IN MANY DISTRICTS, THE QUESTIONS now revolve around how and where
recruiters can operate. In Baker's school district, recruiters now can
come on campus only once a month. They meet only with students who
request an appointment, and those meetings must take place in a
designated area, not in the halls or classrooms. During annual
registration, Sunnyside distributes a card that lets parents opt in on
having their child's contact information sent to the Department of
Defense for recruiting purposes. The current No Child Left Behind
provisions of the Elementary and Secondary Education Act require that
to get federal funding, schools must turn over that contact information
unless parents opt out.

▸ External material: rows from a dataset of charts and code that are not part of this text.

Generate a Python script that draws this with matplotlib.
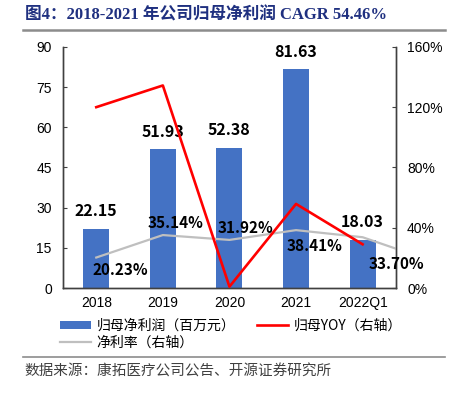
import matplotlib
matplotlib.use("Agg")
import matplotlib.pyplot as plt
from matplotlib.ticker import FuncFormatter

plt.rcParams['font.family'] = ['Liberation Sans', 'Noto Sans CJK SC', 'DejaVu Sans']

# dados
anos = ['2018', '2019', '2020', '2021', '2022Q1']
lucro = [22.15, 51.93, 52.38, 81.63, 18.03]            # 归母净利润（百万元）
yoy = [120.0, 134.4, 0.9, 55.8, 29.0]                  # 归母YOY（%）
margem = [20.23, 35.14, 31.92, 38.41, 33.70, 18.5]      # 净利率（%），último ponto fica fora do eixo

cjk = ['Noto Sans CJK SC', 'DejaVu Sans']
cinza_eixo = '#404040'

fig = plt.figure(figsize=(4.53, 3.94), dpi=100)
ax = fig.add_axes([0.139, 0.269, 0.735, 0.612])
ax2 = ax.twinx()

x = list(range(len(anos)))
barras = ax.bar(x, lucro, width=0.39, color='#4472C4', zorder=2)
ax.set_xlim(-0.5, 4.5)
ax.set_ylim(0, 90)
ax.set_yticks([0, 15, 30, 45, 60, 75, 90])
ax.set_xticks(x)
ax.set_xticklabels(anos)

linha_yoy, = ax2.plot(x, yoy, color='#FF0000', lw=1.9, zorder=3)
linha_margem, = ax2.plot(list(range(len(margem))), margem, color='#BFBFBF', lw=1.6, zorder=2)
ax2.set_ylim(0, 160)
ax2.set_yticks([0, 40, 80, 120, 160])
ax2.yaxis.set_major_formatter(FuncFormatter(lambda v, p: f'{v:.0f}%'))
ax2.set_xlim(-0.5, 4.5)

for a in (ax, ax2):
    a.spines['top'].set_visible(False)
    for s in ('left', 'right', 'bottom'):
        a.spines[s].set_color(cinza_eixo)
        a.spines[s].set_linewidth(1.0)
    a.tick_params(axis='y', direction='in', length=3, color=cinza_eixo, labelsize=10, pad=8)
ax.tick_params(axis='x', length=0, labelsize=10, pad=6)
ax.set_zorder(ax2.get_zorder() - 1)
ax.patch.set_visible(True)
ax2.patch.set_visible(False)

for xi, v in zip(x, lucro):
    ax.annotate(f'{v:.2f}', (xi, v), xytext=(0, 12.5), textcoords='offset points',
                ha='center', va='center', fontsize=11.5, family=cjk, fontweight='bold')

desloc = [(17, -9), (9, 9), (11.5, 8.5), (13, -11.5), (24, -19)]
for xi, v, (dx, dy) in zip(x, margem, desloc):
    ax2.annotate(f'{v:.2f}%', (xi, v), xytext=(dx, dy), textcoords='offset points',
                 ha='center', va='center', fontsize=11, family=cjk, fontweight='bold')

fig.legend([barras, linha_margem, linha_yoy],
           ['归母净利润（百万元）', '净利率（右轴）', '归母YOY（右轴）'],
           ncol=2, loc='center', bbox_to_anchor=(0.51, 0.152), frameon=False,
           prop={'family': cjk, 'size': 10}, handlelength=2.2, handleheight=0.5,
           columnspacing=1.6, labelspacing=0.2, handletextpad=0.4)

fig.text(0.055, 0.962, '图4：2018-2021 年公司归母净利润 CAGR 54.46%', ha='left', va='center',
         fontsize=12, fontweight='bold', color='#1F3080',
         family=['Liberation Serif', 'Noto Sans CJK SC'])
fig.add_artist(plt.Line2D([0.051, 0.982], [0.924, 0.924], color='#8C8C8C', lw=1.8))
fig.add_artist(plt.Line2D([0.051, 0.982], [0.094, 0.094], color='#8C8C8C', lw=1.2))
fig.text(0.055, 0.058, '数据来源：康拓医疗公司公告、开源证券研究所', ha='left', va='center',
         fontsize=10.5, color='#404040', family=cjk)

fig.savefig('out.png', dpi=100)
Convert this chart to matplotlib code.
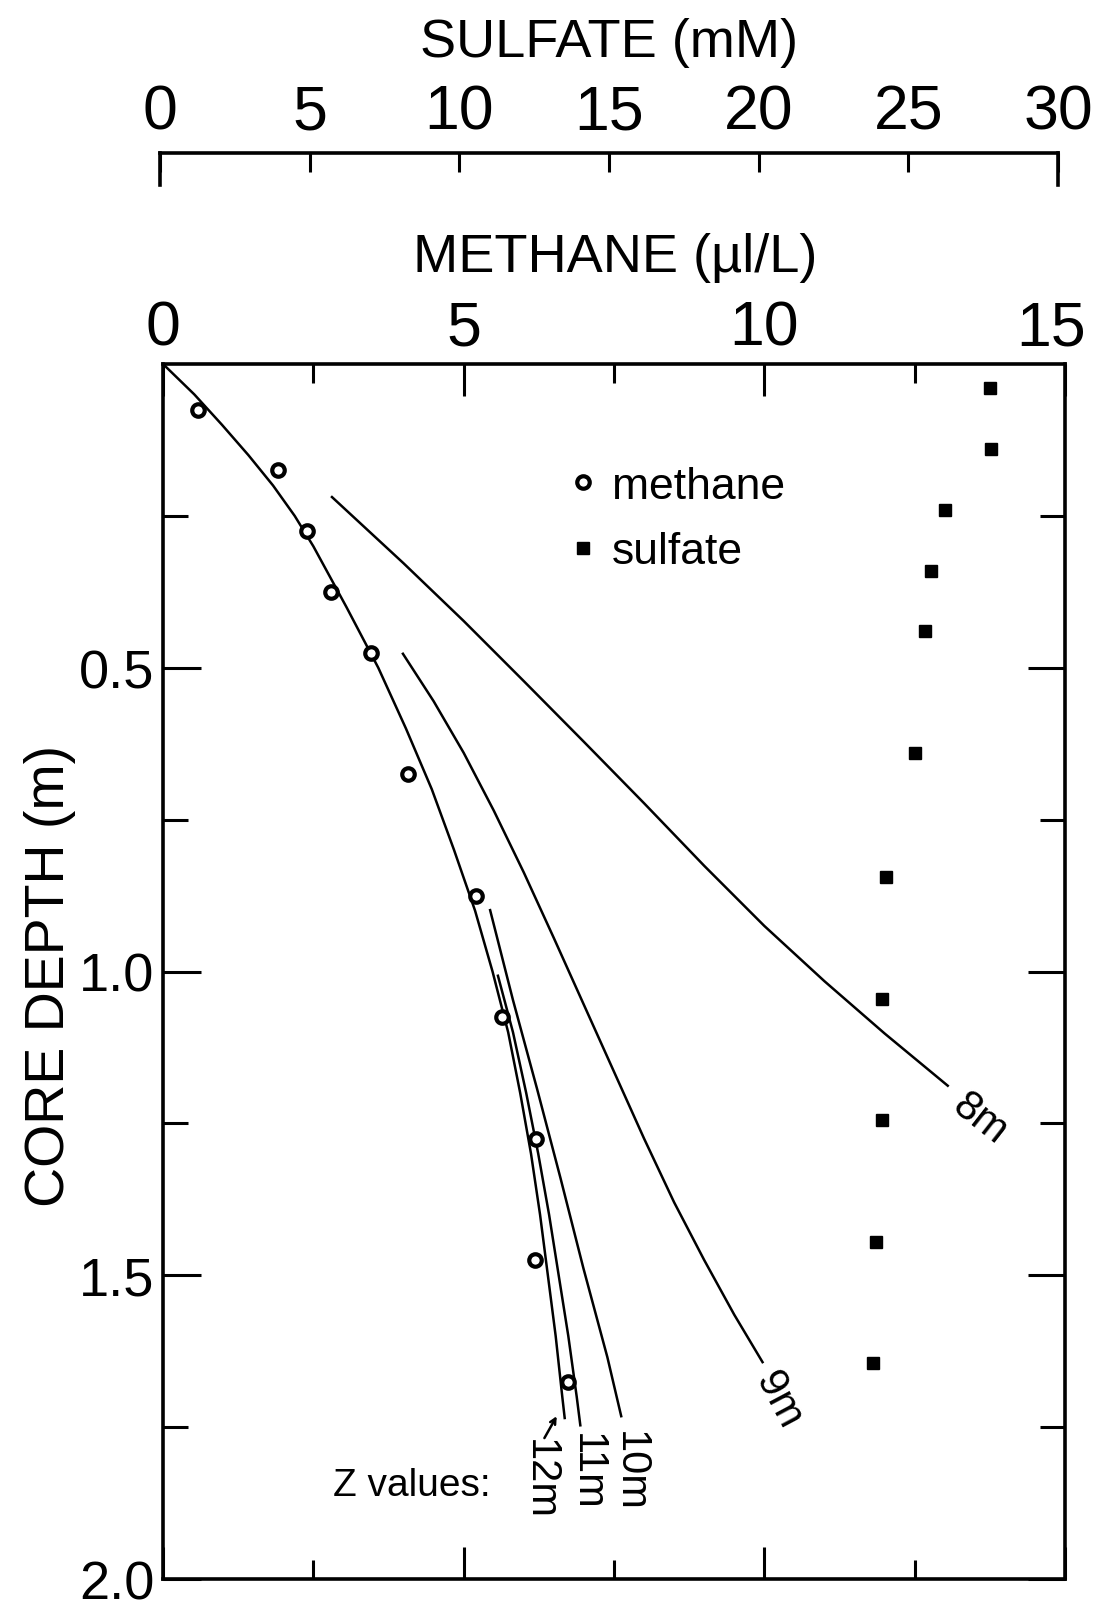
import matplotlib
matplotlib.use("Agg")
import matplotlib.pyplot as plt
from matplotlib import font_manager
from matplotlib.transforms import ScaledTranslation

# --- data ---
# methane measurements (ul/L) vs core depth (m)
ch4_depth = [0.075, 0.175, 0.275, 0.375, 0.475, 0.675, 0.875, 1.075, 1.275, 1.475, 1.675]
ch4_conc = [0.58, 1.92, 2.39, 2.80, 3.46, 4.08, 5.20, 5.64, 6.20, 6.19, 6.73]

# sulfate measurements (mM) vs core depth (m)
so4_depth = [0.04, 0.14, 0.24, 0.34, 0.44, 0.64, 0.845, 1.045, 1.245, 1.445, 1.645]
so4_conc = [27.5, 27.55, 26.0, 25.55, 25.35, 25.0, 24.05, 23.9, 23.9, 23.7, 23.6]

# model curves for different Z values (methane, depth)
z8_x = [2.81, 4.0, 5.0, 6.0, 7.0, 8.0, 9.0, 10.0, 11.0, 12.0, 13.05]
z8_d = [0.219, 0.328, 0.423, 0.522, 0.622, 0.723, 0.826, 0.925, 1.016, 1.102, 1.188]

z9_x = [3.99, 4.5, 5.0, 5.5, 6.0, 6.5, 7.0, 7.5, 8.0, 8.5, 9.0, 9.5, 9.97]
z9_d = [0.477, 0.555, 0.640, 0.735, 0.837, 0.945, 1.055, 1.165, 1.275, 1.380, 1.475, 1.565, 1.643]

z10_x = [5.44, 5.82, 6.22, 6.61, 6.99, 7.39, 7.62]
z10_d = [0.899, 1.047, 1.193, 1.340, 1.488, 1.635, 1.732]

z11_x = [5.57, 5.82, 6.04, 6.24, 6.42, 6.58, 6.74, 6.88, 6.94]
z11_d = [1.007, 1.10, 1.20, 1.30, 1.40, 1.50, 1.60, 1.70, 1.747]

z12_x = [0.0, 0.52, 0.98, 1.42, 1.83, 2.19, 2.50, 3.05, 3.58, 4.04, 4.47, 4.84, 5.19,
         5.48, 5.74, 5.94, 6.12, 6.27, 6.40, 6.53, 6.64, 6.68]
z12_d = [0.0, 0.05, 0.10, 0.15, 0.20, 0.25, 0.30, 0.40, 0.50, 0.60, 0.70, 0.80, 0.90,
         1.00, 1.10, 1.20, 1.30, 1.40, 1.50, 1.60, 1.70, 1.735]

methane_ticks = [0, 5, 10, 15]
methane_minor = [2.5, 7.5, 12.5]
sulfate_ticks = [0, 5, 10, 15, 20, 25, 30]
depth_ticks = [0.5, 1.0, 1.5, 2.0]
depth_labels = ["0.5", "1.0", "1.5", "2.0"]
depth_minor = [0.25, 0.75, 1.25, 1.75]

# --- fonts ---
names = {f.name for f in font_manager.fontManager.ttflist}
base = "Liberation Sans" if "Liberation Sans" in names else "DejaVu Sans"
plt.rcParams["font.family"] = [base, "DejaVu Sans"]

W, H = 1095, 1608
fig = plt.figure(figsize=(W / 100, H / 100), dpi=100)

ax = fig.add_axes([163 / W, 1 - 1580 / H, (1065 - 163) / W, (1580 - 365) / H])
ax.set_xlim(0, 15)
ax.set_ylim(2.0, 0)

for s in ax.spines.values():
    s.set_linewidth(2.6)

lw = 1.8
ax.plot(z8_x, z8_d, color="black", lw=lw)
ax.plot(z9_x, z9_d, color="black", lw=lw)
ax.plot(z10_x, z10_d, color="black", lw=lw)
ax.plot(z11_x, z11_d, color="black", lw=lw)
ax.plot(z12_x, z12_d, color="black", lw=lw)

h1, = ax.plot(ch4_conc, ch4_depth, ls="none", marker="o", ms=9, mfc="white",
              mec="black", mew=3.0, label="methane", zorder=5)

# sulfate shares the box, on a 0-30 scale
sx = ax.twiny()
sx.set_xlim(0, 30)
sx.axis("off")
h2, = sx.plot(so4_conc, so4_depth, ls="none", marker="s", ms=8.5, mfc="black",
              mec="black", label="sulfate", zorder=5)

ax.set_xticks(methane_ticks)
ax.set_xticklabels([str(v) for v in methane_ticks])
ax.set_xticks(methane_minor, minor=True)
ax.set_yticks(depth_ticks)
ax.set_yticklabels(depth_labels)
ax.set_yticks(depth_minor, minor=True)

ax.tick_params(axis="x", which="both", direction="in", top=True, bottom=True,
               labeltop=True, labelbottom=False, width=2.2, pad=5, labelsize=45)
ax.tick_params(axis="x", which="major", length=23)
ax.tick_params(axis="x", which="minor", length=14)
ax.tick_params(axis="y", which="both", direction="in", left=True, right=True,
               labelleft=True, labelright=False, width=2.2, pad=6, labelsize=39)
ax.tick_params(axis="y", which="major", length=27)
ax.tick_params(axis="y", which="minor", length=18)

# last methane label sits against the right edge, nudge it in a little
last = ax.xaxis.get_majorticklabels()[-1]
last.set_transform(last.get_transform() + ScaledTranslation(-14 / 100, 0, fig.dpi_scale_trans))

tsize = 39
ax.xaxis.set_label_position("top")
ax.set_xlabel("METHANE (\u00b5l/L)", fontsize=tsize, va="center")
ax.xaxis.set_label_coords(0.501, 1.088)
ax.set_ylabel("CORE DEPTH (m)", fontsize=40, va="center")
ax.yaxis.set_label_coords(-0.125, 0.497)

# separate sulfate scale above
sa = fig.add_axes([160 / W, 1 - 186 / H, (1058 - 160) / W, 32 / H])
sa.set_xlim(0, 30)
sa.patch.set_visible(False)
sa.spines["bottom"].set_visible(False)
for k in ["top", "left", "right"]:
    sa.spines[k].set_linewidth(2.6)
sa.set_yticks([])
sa.set_xticks(sulfate_ticks)
sa.set_xticklabels([str(v) for v in sulfate_ticks])
sa.tick_params(axis="x", direction="in", top=True, bottom=False, labeltop=True,
               labelbottom=False, length=14, width=2.2, pad=8, labelsize=45)
sa.xaxis.set_label_position("top")
sa.set_xlabel("SULFATE (mM)", fontsize=tsize, va="center")
sa.xaxis.set_label_coords(0.5, 4.47)

leg = ax.legend(handles=[h1, h2], loc="center left", bbox_to_anchor=(6.47, 0.255),
                bbox_transform=ax.transData, frameon=False, fontsize=32,
                handlelength=0.6, handletextpad=0.35, labelspacing=0.55,
                borderaxespad=0, borderpad=0.4)

ts = 30
ax.text(13.59, 1.241, "8m", rotation=-38, ha="center", va="center", fontsize=ts)
ax.text(10.23, 1.704, "9m", rotation=-62, ha="center", va="center", fontsize=ts)
ax.text(7.77, 1.822, "10m", rotation=-90, ha="center", va="center", fontsize=ts)
ax.text(7.05, 1.822, "11m", rotation=-90, ha="center", va="center", fontsize=ts)
ax.text(6.27, 1.835, "12m", rotation=-90, ha="center", va="center", fontsize=ts)
ax.text(4.14, 1.845, "Z values:", ha="center", va="center", fontsize=28)
ax.annotate("", xy=(6.57, 1.728), xytext=(6.32, 1.772),
            arrowprops=dict(arrowstyle="->", lw=1.8, color="black"))

fig.savefig("out.png", dpi=100)
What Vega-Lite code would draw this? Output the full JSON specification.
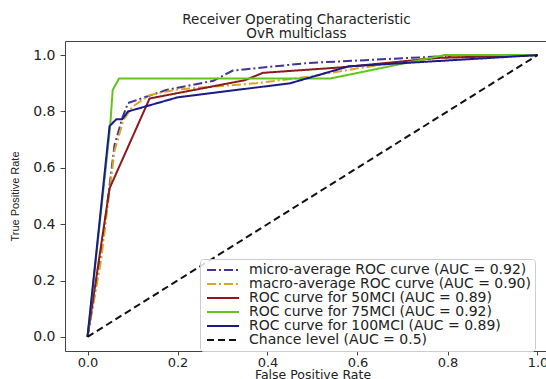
{
  "$schema": "https://vega.github.io/schema/vega-lite/v6.json",
  "autosize": "none",
  "width": 495,
  "height": 310,
  "padding": {"left": 65, "top": 41, "right": 0, "bottom": 28},
  "background": "white",
  "config": {
    "view": {"stroke": "#444", "strokeWidth": 1},
    "font": "DejaVu Sans"
  },
  "title": {
    "text": ["Receiver Operating Characteristic", "OvR multiclass"],
    "font": "DejaVu Sans",
    "fontSize": 13.5,
    "fontWeight": "normal",
    "lineHeight": 13.5,
    "color": "#222",
    "anchor": "middle",
    "dx": -16,
    "offset": 1
  },
  "data": {
    "values": [
      {"series": "micro-average ROC curve (AUC = 0.92)", "o": 0, "fpr": 0.0, "tpr": 0.0},
      {"series": "micro-average ROC curve (AUC = 0.92)", "o": 1, "fpr": 0.03, "tpr": 0.29},
      {"series": "micro-average ROC curve (AUC = 0.92)", "o": 2, "fpr": 0.06, "tpr": 0.68},
      {"series": "micro-average ROC curve (AUC = 0.92)", "o": 3, "fpr": 0.078, "tpr": 0.78},
      {"series": "micro-average ROC curve (AUC = 0.92)", "o": 4, "fpr": 0.09, "tpr": 0.83},
      {"series": "micro-average ROC curve (AUC = 0.92)", "o": 5, "fpr": 0.175, "tpr": 0.876},
      {"series": "micro-average ROC curve (AUC = 0.92)", "o": 6, "fpr": 0.28, "tpr": 0.909},
      {"series": "micro-average ROC curve (AUC = 0.92)", "o": 7, "fpr": 0.323, "tpr": 0.945},
      {"series": "micro-average ROC curve (AUC = 0.92)", "o": 8, "fpr": 0.49, "tpr": 0.972},
      {"series": "micro-average ROC curve (AUC = 0.92)", "o": 9, "fpr": 0.78, "tpr": 0.995},
      {"series": "micro-average ROC curve (AUC = 0.92)", "o": 10, "fpr": 1.0, "tpr": 1.0},
      {"series": "macro-average ROC curve (AUC = 0.90)", "o": 0, "fpr": 0.0, "tpr": 0.0},
      {"series": "macro-average ROC curve (AUC = 0.90)", "o": 1, "fpr": 0.03, "tpr": 0.27},
      {"series": "macro-average ROC curve (AUC = 0.90)", "o": 2, "fpr": 0.06, "tpr": 0.66},
      {"series": "macro-average ROC curve (AUC = 0.90)", "o": 3, "fpr": 0.08, "tpr": 0.77},
      {"series": "macro-average ROC curve (AUC = 0.90)", "o": 4, "fpr": 0.1, "tpr": 0.817},
      {"series": "macro-average ROC curve (AUC = 0.90)", "o": 5, "fpr": 0.138, "tpr": 0.858},
      {"series": "macro-average ROC curve (AUC = 0.90)", "o": 6, "fpr": 0.2, "tpr": 0.878},
      {"series": "macro-average ROC curve (AUC = 0.90)", "o": 7, "fpr": 0.375, "tpr": 0.9},
      {"series": "macro-average ROC curve (AUC = 0.90)", "o": 8, "fpr": 0.49, "tpr": 0.923},
      {"series": "macro-average ROC curve (AUC = 0.90)", "o": 9, "fpr": 0.6, "tpr": 0.953},
      {"series": "macro-average ROC curve (AUC = 0.90)", "o": 10, "fpr": 0.78, "tpr": 0.994},
      {"series": "macro-average ROC curve (AUC = 0.90)", "o": 11, "fpr": 1.0, "tpr": 1.0},
      {"series": "ROC curve for 50MCI (AUC = 0.89)", "o": 0, "fpr": 0.0, "tpr": 0.0},
      {"series": "ROC curve for 50MCI (AUC = 0.89)", "o": 1, "fpr": 0.049, "tpr": 0.527},
      {"series": "ROC curve for 50MCI (AUC = 0.89)", "o": 2, "fpr": 0.138, "tpr": 0.846},
      {"series": "ROC curve for 50MCI (AUC = 0.89)", "o": 3, "fpr": 0.35, "tpr": 0.911},
      {"series": "ROC curve for 50MCI (AUC = 0.89)", "o": 4, "fpr": 0.39, "tpr": 0.937},
      {"series": "ROC curve for 50MCI (AUC = 0.89)", "o": 5, "fpr": 0.56, "tpr": 0.956},
      {"series": "ROC curve for 50MCI (AUC = 0.89)", "o": 6, "fpr": 0.78, "tpr": 0.99},
      {"series": "ROC curve for 50MCI (AUC = 0.89)", "o": 7, "fpr": 1.0, "tpr": 1.0},
      {"series": "ROC curve for 75MCI (AUC = 0.92)", "o": 0, "fpr": 0.0, "tpr": 0.0},
      {"series": "ROC curve for 75MCI (AUC = 0.92)", "o": 1, "fpr": 0.05, "tpr": 0.74},
      {"series": "ROC curve for 75MCI (AUC = 0.92)", "o": 2, "fpr": 0.056, "tpr": 0.876},
      {"series": "ROC curve for 75MCI (AUC = 0.92)", "o": 3, "fpr": 0.07, "tpr": 0.917},
      {"series": "ROC curve for 75MCI (AUC = 0.92)", "o": 4, "fpr": 0.54, "tpr": 0.917},
      {"series": "ROC curve for 75MCI (AUC = 0.92)", "o": 5, "fpr": 0.793, "tpr": 1.0},
      {"series": "ROC curve for 75MCI (AUC = 0.92)", "o": 6, "fpr": 1.0, "tpr": 1.0},
      {"series": "ROC curve for 100MCI (AUC = 0.89)", "o": 0, "fpr": 0.0, "tpr": 0.0},
      {"series": "ROC curve for 100MCI (AUC = 0.89)", "o": 1, "fpr": 0.049, "tpr": 0.748},
      {"series": "ROC curve for 100MCI (AUC = 0.89)", "o": 2, "fpr": 0.064, "tpr": 0.772},
      {"series": "ROC curve for 100MCI (AUC = 0.89)", "o": 3, "fpr": 0.077, "tpr": 0.772},
      {"series": "ROC curve for 100MCI (AUC = 0.89)", "o": 4, "fpr": 0.09, "tpr": 0.8},
      {"series": "ROC curve for 100MCI (AUC = 0.89)", "o": 5, "fpr": 0.2, "tpr": 0.85},
      {"series": "ROC curve for 100MCI (AUC = 0.89)", "o": 6, "fpr": 0.45, "tpr": 0.9},
      {"series": "ROC curve for 100MCI (AUC = 0.89)", "o": 7, "fpr": 0.58, "tpr": 0.96},
      {"series": "ROC curve for 100MCI (AUC = 0.89)", "o": 8, "fpr": 1.0, "tpr": 1.0},
      {"series": "Chance level (AUC = 0.5)", "o": 0, "fpr": 0.0, "tpr": 0.0},
      {"series": "Chance level (AUC = 0.5)", "o": 1, "fpr": 1.0, "tpr": 1.0}
    ]
  },
  "mark": {"type": "line", "strokeWidth": 2, "clip": true},
  "encoding": {
    "x": {
      "field": "fpr", "type": "quantitative",
      "scale": {"domain": [-0.05, 1.05], "nice": false, "zero": false},
      "axis": {
        "title": "False Positive Rate",
        "values": [0, 0.2, 0.4, 0.6, 0.8, 1.0],
        "format": ".1f",
        "grid": false,
        "domain": false,
        "tickSize": 4,
        "tickColor": "#444",
        "labelFont": "DejaVu Sans",
        "labelFontSize": 13,
        "labelColor": "#222",
        "labelPadding": 1,
        "titleFont": "DejaVu Sans",
        "titleFontSize": 12.5,
        "titleFontWeight": "normal",
        "titleColor": "#222",
        "titleBaseline": "alphabetic",
        "titleY": 27
      }
    },
    "y": {
      "field": "tpr", "type": "quantitative",
      "scale": {"domain": [-0.05, 1.05], "nice": false, "zero": false},
      "axis": {
        "title": "True Positive Rate",
        "values": [0, 0.2, 0.4, 0.6, 0.8, 1.0],
        "format": ".1f",
        "grid": false,
        "domain": false,
        "tickSize": 5,
        "tickColor": "#444",
        "labelFont": "DejaVu Sans",
        "labelFontSize": 14,
        "labelColor": "#222",
        "labelPadding": 5,
        "titleFont": "Liberation Sans Narrow, Liberation Sans",
        "titleFontSize": 11,
        "titleFontWeight": "normal",
        "titleColor": "#222",
        "titleBaseline": "middle",
        "titleX": -50
      }
    },
    "color": {
      "field": "series", "type": "nominal",
      "scale": {
        "domain": [
          "micro-average ROC curve (AUC = 0.92)",
          "macro-average ROC curve (AUC = 0.90)",
          "ROC curve for 50MCI (AUC = 0.89)",
          "ROC curve for 75MCI (AUC = 0.92)",
          "ROC curve for 100MCI (AUC = 0.89)",
          "Chance level (AUC = 0.5)"
        ],
        "range": ["#40349a", "#daa520", "#8b1a1a", "#62c41a", "#1a1a8a", "#111111"]
      },
      "legend": {
        "title": null,
        "orient": "none",
        "legendX": 135,
        "legendY": 218,
        "symbolType": "M-1,0H7",
        "symbolSize": 64,
        "symbolStrokeWidth": 2,
        "labelFont": "DejaVu Sans",
        "labelFontSize": 14,
        "labelColor": "#222",
        "labelOffset": 31,
        "labelLimit": 400,
        "rowPadding": 0,
        "padding": 4,
        "strokeColor": "#cccccc",
        "fillColor": "rgba(255,255,255,0.85)",
        "cornerRadius": 3
      }
    },
    "strokeDash": {
      "field": "series", "type": "nominal",
      "scale": {
        "domain": [
          "micro-average ROC curve (AUC = 0.92)",
          "macro-average ROC curve (AUC = 0.90)",
          "ROC curve for 50MCI (AUC = 0.89)",
          "ROC curve for 75MCI (AUC = 0.92)",
          "ROC curve for 100MCI (AUC = 0.89)",
          "Chance level (AUC = 0.5)"
        ],
        "range": [[9, 3, 2, 3], [9, 3, 2, 3], [1, 0], [1, 0], [1, 0], [7, 4]]
      },
      "legend": null
    },
    "order": {"field": "o", "type": "quantitative"}
  }
}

Tucson's more restrictive opt-in approach is
the same one that NEA advocates. In 2005, Rep. Mike Honda (D-CA)
introduced the Student Privacy Protection Act, which would amend NCLB
to require an opt-in system.
Bethany Deckard wasn't lobbying to keep recruiters out of her school
hallways, but she also wasn't likely to point students toward a
recruiter. "Honestly, I was real leery and probably not encouraging
it," Deckard, an English teacher, confides quietly aboard the bus on
the first day of her Parris Island visit. "It's still hard for me. I
was talking to one teacher here and she was saying, 'I'm excited for my
kids,' and I'm thinking, 'They could die.'"
By the end of her stay at Parris Island, Deckard's opinion has evolved.
As the bright marching tune of a brass band fills the hangar where
graduation is about to begin, she reflects positively on her time on
the island. "When I was watching the emblem ceremony yesterday, I just
felt so proud to be a part of the United States," she says. At this,
her voice wavers. "I'm so grateful for the sacrifices they make."